Student Scholar Symposium Abstracts and Posters

Document Type


Publication Date

Spring 5-2020

Faculty Advisor(s)

David Pincus


Personality tests aim to identify key traits that differentiate personality based on answers to questionnaires. Furthermore, it is possible that the intensity of identification with personality traits may be related to response times to the individual questions on the personality test. This current study looks to replicate the research conducted by Pincus et al. (2019) in Fractal Self-Structure and Psychological Resilience. Pincus investigates the hypothesis that the self is fractal and that its fractal structure can be captured within the distribution of response times to the MMPI-2. The current study attempts to replicate the methodology used in Pincus et al. (2019) using the Big Five personality traits as identified in a shorter, fifty item questionnaire (i.e., the M5-50). The same analytic technique will be used, examining the shape of the exponential distribution of response times to the 50 individual items for each participant.

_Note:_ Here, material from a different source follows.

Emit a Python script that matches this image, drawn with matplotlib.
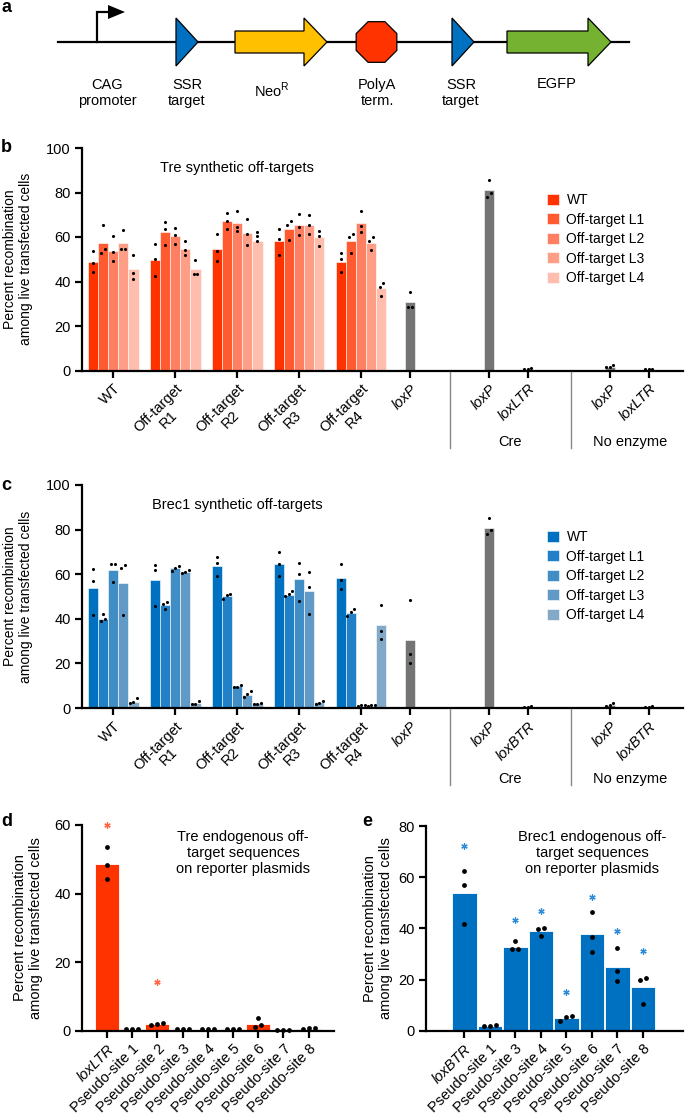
import numpy as np
import matplotlib
matplotlib.use('Agg')
import matplotlib.pyplot as plt
from matplotlib.patches import Polygon, Patch
from matplotlib.lines import Line2D

plt.rcParams['font.family'] = ['Liberation Sans', 'DejaVu Sans']
plt.rcParams['mathtext.fontset'] = 'custom'
plt.rcParams['mathtext.rm'] = 'Liberation Sans'
plt.rcParams['font.size'] = 10

# ---- data, panels b and c (rows = WT, R1..R4 targets; cols = WT, L1..L4 series)
group_labels = ['WT', 'Off-target\nR1', 'Off-target\nR2', 'Off-target\nR3', 'Off-target\nR4']
series_labels = ['WT', 'Off-target L1', 'Off-target L2', 'Off-target L3', 'Off-target L4']

tre_means = [[48.6, 57.4, 53.8, 57.4, 45.5],
             [49.7, 62.2, 60.5, 54.7, 45.5],
             [54.7, 67.0, 66.4, 61.9, 58.1],
             [58.3, 63.5, 65.2, 65.5, 59.8],
             [48.8, 58.0, 66.2, 57.1, 36.9]]
tre_reps = [[[53.8, 48.5, 44.3], [65.5, 52.9, 54.4], [60.4, 53.2, 49.0], [63.0, 54.4, 54.7], [52.0, 43.7, 41.3]],
            [[56.8, 50.0, 42.3], [66.7, 63.8, 56.2], [64.0, 61.0, 56.8], [58.3, 54.0, 52.0], [49.8, 43.2, 43.2]],
            [[61.4, 53.5, 49.0], [70.9, 67.0, 63.4], [71.6, 64.7, 62.6], [67.9, 61.4, 56.5], [62.2, 60.4, 58.3]],
            [[63.5, 59.0, 52.0], [67.1, 65.5, 58.6], [70.4, 64.6, 61.0], [69.7, 65.3, 61.3], [62.9, 60.4, 55.9]],
            [[53.0, 50.2, 44.3], [61.4, 60.2, 52.9], [71.5, 65.0, 62.3], [59.8, 58.0, 54.0], [39.5, 37.7, 33.6]]]
tre_ctrl_labels = ['loxP', 'loxP', 'loxLTR', 'loxP', 'loxLTR']
tre_ctrl_means = [30.9, 80.9, 0.5, 1.4, 0.6]
tre_ctrl_reps = [[35.3, 28.7, 28.7], [85.4, 79.7, 78.2], [0.9, 0.6, 0.6], [2.4, 1.4, 1.4], [0.7, 0.6, 0.6]]

brec_means = [[53.6, 40.0, 61.7, 56.1, 2.8],
              [57.2, 46.3, 62.7, 61.2, 2.3],
              [63.9, 50.4, 9.7, 6.0, 2.2],
              [64.4, 50.7, 57.8, 52.4, 2.6],
              [58.4, 42.5, 0.8, 0.8, 37.1]]
brec_reps = [[[62.4, 56.9, 41.5], [42.1, 38.9, 39.7], [64.5, 64.5, 56.7], [64.1, 62.9, 41.8], [4.3, 2.1, 2.8]],
             [[64.0, 62.1, 45.7], [47.6, 46.5, 44.5], [63.9, 62.7, 61.4], [61.7, 60.6, 60.9], [3.0, 1.9, 1.9]],
             [[67.7, 65.1, 59.4], [51.2, 50.7, 49.0], [10.5, 9.3, 9.6], [7.5, 6.4, 4.8], [2.4, 1.9, 1.9]],
             [[70.0, 64.4, 59.0], [52.4, 51.0, 50.1], [65.1, 60.2, 47.9], [60.9, 54.2, 42.2], [3.3, 1.9, 2.2]],
             [[64.4, 57.6, 53.4], [44.2, 43.0, 41.2], [1.2, 1.1, 1.2], [1.2, 1.1, 1.2], [46.1, 34.6, 31.1]]]
brec_ctrl_labels = ['loxP', 'loxP', 'loxBTR', 'loxP', 'loxBTR']
brec_ctrl_means = [30.7, 80.7, 0.4, 1.2, 0.6]
brec_ctrl_reps = [[48.4, 24.1, 20.2], [85.0, 79.6, 78.0], [0.8, 0.6, 0.6], [2.3, 1.2, 1.0], [0.9, 0.6, 0.6]]

# ---- data, panels d and e
tre_endo_labels = ['loxLTR'] + ['Pseudo-site %d' % i for i in range(1, 9)]
tre_endo_means = [48.6, 0.5, 2.0, 0.3, 0.3, 0.4, 2.0, 0.2, 0.6]
tre_endo_reps = [[53.5, 48.3, 44.2], [0.6, 0.5, 0.5], [2.3, 1.75, 2.1], [0.4, 0.4, 0.4], [0.4, 0.4, 0.4],
                 [0.5, 0.5, 0.6], [3.8, 1.2, 1.6], [0.2, 0.2, 0.2], [0.8, 0.6, 0.8]]
tre_endo_stars = [60.0, np.nan, 14.3, np.nan, np.nan, np.nan, np.nan, np.nan, np.nan]

brec_endo_labels = ['loxBTR'] + ['Pseudo-site %d' % i for i in [1, 3, 4, 5, 6, 7, 8]]
brec_endo_means = [53.7, 1.8, 32.8, 39.0, 4.8, 37.8, 24.8, 16.9]
brec_endo_reps = [[62.5, 56.9, 41.7], [2.2, 1.8, 2.0], [35.0, 31.8, 31.8], [40.0, 39.7, 37.0],
                  [5.7, 3.8, 5.3], [46.3, 36.5, 30.6], [32.4, 23.3, 19.4], [20.7, 19.8, 10.4]]
brec_endo_stars = [72.2, np.nan, 43.3, 46.8, 15.2, 52.4, 39.1, 31.3]

# ---- colours
tre_colors = ['#FF3300', '#FF5A30', '#FF7F62', '#FF9E86', '#FFBDAE']
brec_colors = ['#0070C0', '#2280C6', '#418DC6', '#619AC6', '#83A9C8']
grey = '#747474'

W, H = 685, 1116
fig = plt.figure(figsize=(W / 100, H / 100), dpi=100)


def fx(px):
    return px / W


def fy(py):
    return 1 - py / H


def add_ax(left, top, right, bottom):
    return fig.add_axes([fx(left), fy(bottom), (right - left) / W, (bottom - top) / H])


def spread(vals, thr, step):
    # horizontal offsets so that overlapping dots sit side by side
    vals = np.asarray(vals, dtype=float)
    order = np.argsort(vals)
    offs = np.zeros(len(vals))
    clusters = [[order[0]]]
    for a, b in zip(order[:-1], order[1:]):
        if vals[b] - vals[a] < thr:
            clusters[-1].append(b)
        else:
            clusters.append([b])
    for c in clusters:
        for k, i in enumerate(c):
            offs[i] = (k - (len(c) - 1) / 2) * step
    return offs


def style_axis(ax, fs):
    for s in ['top', 'right']:
        ax.spines[s].set_visible(False)
    for s in ['left', 'bottom']:
        ax.spines[s].set_linewidth(1.6)
    ax.tick_params(axis='both', length=5, width=1.6, labelsize=fs, pad=3)


def panel_label(x, y, s):
    fig.text(fx(x), fy(y), s, fontsize=13, fontweight='bold', ha='left', va='center')


# ---- panel a: reporter construct
ax_a = add_ax(0, 0, W, 130)
ax_a.set_xlim(0, W)
ax_a.set_ylim(130, 0)
ax_a.axis('off')
ax_a.plot([58, 629], [42, 42], color='black', lw=1.6, zorder=1)
ax_a.plot([97, 97, 109], [42, 12, 12], color='black', lw=1.6, solid_joinstyle='miter')
ax_a.add_patch(Polygon([(108, 5), (125, 12), (108, 19)], closed=True, fc='black', ec='none'))
for x0 in [176, 452]:
    ax_a.add_patch(Polygon([(x0, 18), (x0 + 22, 42), (x0, 66)], closed=True,
                           fc='#0070C0', ec='black', lw=0.9, zorder=2))
for x0, x1, x2, c in [(235, 304, 327, '#FFC000'), (507, 588, 611, '#76B232')]:
    ax_a.add_patch(Polygon([(x0, 31), (x1, 31), (x1, 18), (x2, 42), (x1, 66), (x1, 53), (x0, 53)],
                           closed=True, fc=c, ec='black', lw=0.9, zorder=2))
ang = np.deg2rad(22.5 + 45 * np.arange(8))
ax_a.add_patch(Polygon(np.c_[376.5 + 22 * np.cos(ang), 42 + 22 * np.sin(ang)], closed=True,
                       fc='#FF3300', ec='black', lw=0.9, zorder=2))
for x, s in [(107, 'CAG\npromoter'), (187, 'SSR\ntarget'), (377, 'PolyA\nterm.'), (461, 'SSR\ntarget')]:
    ax_a.text(x, 93, s, ha='center', va='center', fontsize=10.5, linespacing=1.15)
ax_a.text(272, 90, 'Neo$^{\\mathrm{R}}$', ha='center', va='center', fontsize=10.5)
ax_a.text(557, 84, 'EGFP', ha='center', va='center', fontsize=10.5)
panel_label(1, 8, 'a')

# ---- panels b and c
group_x = 113 + 62 * np.arange(5)
ctrl_x = [410, 489, 528, 610, 649]
divider_x = [450, 571]
bar_w = 10.2


def synthetic_panel(top, bottom, means, reps, ctrl_means, ctrl_reps, ctrl_labels, colors, title, letter):
    ax = add_ax(82, top, 683, bottom)
    for g, gx in enumerate(group_x):
        for i in range(5):
            x = gx + (i - 2) * bar_w
            ax.bar(x, means[g][i], width=bar_w, color=colors[i], edgecolor='white', linewidth=0.4, zorder=2)
            ax.scatter(x + spread(reps[g][i], 1.8, 3.5), reps[g][i], s=5, color='black', linewidths=0,
                       zorder=3, clip_on=False)
    for k, cx in enumerate(ctrl_x):
        ax.bar(cx, ctrl_means[k], width=bar_w, color=grey, edgecolor='white', linewidth=0.4, zorder=2)
        ax.scatter(cx + spread(ctrl_reps[k], 1.8, 3.5), ctrl_reps[k], s=5, color='black', linewidths=0,
                   zorder=3, clip_on=False)
    ax.set_xlim(82, 683)
    ax.set_ylim(0, 100)
    ax.set_yticks([0, 20, 40, 60, 80, 100])
    ax.set_xticks(list(group_x) + ctrl_x)
    ax.set_xticklabels(group_labels + ctrl_labels, rotation=45, ha='right', va='top',
                       rotation_mode='anchor', multialignment='center', linespacing=1.1)
    for t in ax.get_xticklabels():
        if t.get_text().startswith('lox'):
            t.set_style('italic')
    style_axis(ax, 10.5)
    ax.set_ylabel('Percent recombination\namong live transfected cells', fontsize=10, linespacing=1.2)
    ax.yaxis.set_label_coords((33 - 82) / 601, 0.5)
    for dx in divider_x:
        fig.add_artist(Line2D([fx(dx), fx(dx)], [fy(bottom + 1), fy(bottom + 77)], color='#888888', lw=1))
    fig.text(fx(510), fy(bottom + 71), 'Cre', ha='center', va='center', fontsize=10.5)
    fig.text(fx(630), fy(bottom + 71), 'No enzyme', ha='center', va='center', fontsize=10.5)
    fig.text(fx(237), fy(top + 20), title, ha='center', va='center', fontsize=10.5)
    handles = [Patch(facecolor=c, edgecolor='white', linewidth=0.4) for c in colors]
    ax.legend(handles, series_labels, loc='upper left', bbox_to_anchor=(fx(547), fy(top + 45)),
              bbox_transform=fig.transFigure, frameon=False, borderpad=0, borderaxespad=0,
              handlelength=0.85, handleheight=0.85, handletextpad=0.55, labelspacing=0.4, fontsize=10)
    panel_label(1, top, letter)
    return ax


synthetic_panel(148, 370.5, tre_means, tre_reps, tre_ctrl_means, tre_ctrl_reps, tre_ctrl_labels,
                tre_colors, 'Tre synthetic off-targets', 'b')
synthetic_panel(485, 708, brec_means, brec_reps, brec_ctrl_means, brec_ctrl_reps, brec_ctrl_labels,
                brec_colors, 'Brec1 synthetic off-targets', 'c')


# ---- panels d and e
def endo_panel(left, right, top, ymax, tick0, pitch, labels, means, reps, stars, color, star_color,
               title, title_x, label_right, letter, letter_x):
    ax = add_ax(left, top, right, 1030.7)
    x = np.arange(len(labels))
    ax.bar(x, means, width=0.96, color=color, edgecolor='white', linewidth=0.6, zorder=2)
    thr = 5.0 / ((1030.7 - top) / ymax)
    for i in x:
        ax.scatter(i + spread(reps[i], thr, 6.0 / pitch), reps[i], s=12, color='black', linewidths=0,
                   zorder=3, clip_on=False)
    ax.plot(x, stars, linestyle='none', marker=(6, 2, 0), markersize=4.5, markeredgewidth=0.9,
            color=star_color, clip_on=False, zorder=3)
    ax.set_xlim((left - tick0) / pitch, (right - tick0) / pitch)
    ax.set_ylim(0, ymax)
    ax.set_yticks(np.arange(0, ymax + 1, 20))
    ax.set_xticks(x)
    ax.set_xticklabels(labels, rotation=45, ha='right', va='top', rotation_mode='anchor')
    for t in ax.get_xticklabels():
        if t.get_text().startswith('lox'):
            t.set_style('italic')
    style_axis(ax, 10.5)
    ax.set_ylabel('Percent recombination\namong live transfected cells', fontsize=10.5, linespacing=1.2)
    ax.yaxis.set_label_coords((label_right - left) / (right - left), 0.5)
    fig.text(fx(title_x), fy(853), title, ha='center', va='center', fontsize=10.5, linespacing=1.2)
    panel_label(letter_x, 822, letter)
    return ax


endo_panel(82, 334, 825, 60, 107, 25.2, tre_endo_labels, tre_endo_means, tre_endo_reps, tre_endo_stars,
           '#FF3300', '#FF6440', 'Tre endogenous off-\ntarget sequences\non reporter plasmids', 243, 43, 'd', 1)
endo_panel(426, 683, 826, 80, 464.3, 25.5, brec_endo_labels, brec_endo_means, brec_endo_reps, brec_endo_stars,
           '#0070C0', '#2E8BD8', 'Brec1 endogenous off-\ntarget sequences\non reporter plasmids', 592, 393, 'e', 362)

fig.savefig('out.png', dpi=100)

This study looks at the individual questions as measured by response time as predictive of fractal personality structure and tests whether the shape of the distribution (relatively steep or shallow) predicts levels of psychopathology (e.g., anxiety, depression, and obsessive-compulsive symptoms). The significance of this study is to test if this methodology, specifically analysis of the reaction time distributions, can be applied to the M5-50 in a manner that measures fractal self structure and focuses on general personality traits.


Presented at the Spring 2020 Student Scholar Symposium at Chapman University.